Minister Lodewijk Asscher van Sociale Zaken (PvdA) geeft gemeenten de bevoegdheid om het eerste verblijfsadres van arbeidsmigranten te registreren. Hij laat daarnaast uitzoeken of het mogelijk is migranten met een verdacht adres niet meteen een burgerservicenummer te geven.

Dat zei Asscher donderdagavond in een debat in de Tweede Kamer over arbeidsmigratie. Uiterlijk eind deze maand moet duidelijk zijn of Nederlandse en Europese wetten het toelaten om de uitgifte van een burgerservicenummers te vertragen op grond van het adres.

Als voorbeeld van een ‘verdacht’ adres, noemt Asscher een huis waar ‘al achttien’ migranten staan ingeschreven. Rotterdam doet al een proef waarbij ambtenaren in zulke gevallen op huisbezoek gaan voordat zij een burgerservicenummer uitgeven.

Proef

Asscher heeft ook met wethouders van Den Haag en Westland, waar veel Midden-  en Oost-Europeanen wonen, afgesproken dat deze een proef mogen doen met de registratie van de verblijfplaats.

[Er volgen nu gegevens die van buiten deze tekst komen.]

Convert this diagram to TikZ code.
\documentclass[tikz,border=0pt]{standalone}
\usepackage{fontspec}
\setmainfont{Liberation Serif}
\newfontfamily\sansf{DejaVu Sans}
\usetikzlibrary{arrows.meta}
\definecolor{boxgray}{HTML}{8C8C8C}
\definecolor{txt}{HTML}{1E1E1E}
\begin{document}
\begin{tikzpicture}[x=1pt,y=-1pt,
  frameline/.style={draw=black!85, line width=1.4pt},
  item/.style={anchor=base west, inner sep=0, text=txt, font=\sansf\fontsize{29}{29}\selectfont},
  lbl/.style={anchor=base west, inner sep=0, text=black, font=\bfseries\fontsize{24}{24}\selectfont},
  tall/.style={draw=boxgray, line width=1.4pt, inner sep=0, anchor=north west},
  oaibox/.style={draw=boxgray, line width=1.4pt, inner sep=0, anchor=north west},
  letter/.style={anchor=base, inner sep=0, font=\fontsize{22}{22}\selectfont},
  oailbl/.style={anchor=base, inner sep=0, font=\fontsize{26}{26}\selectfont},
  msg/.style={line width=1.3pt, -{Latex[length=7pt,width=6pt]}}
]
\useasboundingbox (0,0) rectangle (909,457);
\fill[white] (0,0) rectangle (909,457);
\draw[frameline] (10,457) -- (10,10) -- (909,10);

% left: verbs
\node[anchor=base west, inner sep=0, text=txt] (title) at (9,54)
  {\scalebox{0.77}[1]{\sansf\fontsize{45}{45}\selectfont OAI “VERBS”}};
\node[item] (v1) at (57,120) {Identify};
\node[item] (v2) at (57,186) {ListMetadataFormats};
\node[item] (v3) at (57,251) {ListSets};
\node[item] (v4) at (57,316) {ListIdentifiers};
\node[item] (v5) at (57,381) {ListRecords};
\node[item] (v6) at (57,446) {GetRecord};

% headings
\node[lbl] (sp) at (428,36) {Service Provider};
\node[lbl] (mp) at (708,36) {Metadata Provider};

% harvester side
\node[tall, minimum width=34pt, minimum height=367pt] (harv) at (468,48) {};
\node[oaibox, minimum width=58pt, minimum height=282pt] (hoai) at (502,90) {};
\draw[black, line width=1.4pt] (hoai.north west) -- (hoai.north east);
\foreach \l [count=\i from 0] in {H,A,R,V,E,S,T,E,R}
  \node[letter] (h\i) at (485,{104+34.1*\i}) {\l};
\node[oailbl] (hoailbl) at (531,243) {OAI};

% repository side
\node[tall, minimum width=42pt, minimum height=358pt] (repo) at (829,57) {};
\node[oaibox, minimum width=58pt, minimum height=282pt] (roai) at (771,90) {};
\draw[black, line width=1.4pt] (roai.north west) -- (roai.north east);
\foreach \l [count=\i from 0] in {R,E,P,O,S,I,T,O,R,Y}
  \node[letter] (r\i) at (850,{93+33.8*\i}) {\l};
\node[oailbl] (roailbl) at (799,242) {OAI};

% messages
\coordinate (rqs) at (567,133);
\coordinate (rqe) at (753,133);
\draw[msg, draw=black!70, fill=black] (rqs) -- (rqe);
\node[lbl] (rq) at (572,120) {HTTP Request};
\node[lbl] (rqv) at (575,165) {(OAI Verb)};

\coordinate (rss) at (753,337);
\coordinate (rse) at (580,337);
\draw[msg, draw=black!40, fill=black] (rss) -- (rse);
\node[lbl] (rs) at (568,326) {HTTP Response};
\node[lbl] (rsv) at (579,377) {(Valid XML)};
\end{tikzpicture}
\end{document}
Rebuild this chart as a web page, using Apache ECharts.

Die gemeenten vrezen overlast van massale migratie uit landen als Roemenië en Bulgarije. Asscher zelf benadrukt vooral dat hij ‘uitbuiting, schijnconstructies en overlast’ wil voorkomen.

Tot inkeer

Regeringspartij de VVD is blij met de plannen van Asscher. VVD-Kamerlid Malik Azmani zei in het Kamerdebat dat Asscher ‘tot inkeer’ is gekomen.

Asscher was volgens Azmani eerst ‘zeer negatief’ over voorstellen om migranten die met velen tegelijk op één adres wonen geen burgerservicenummer te geven.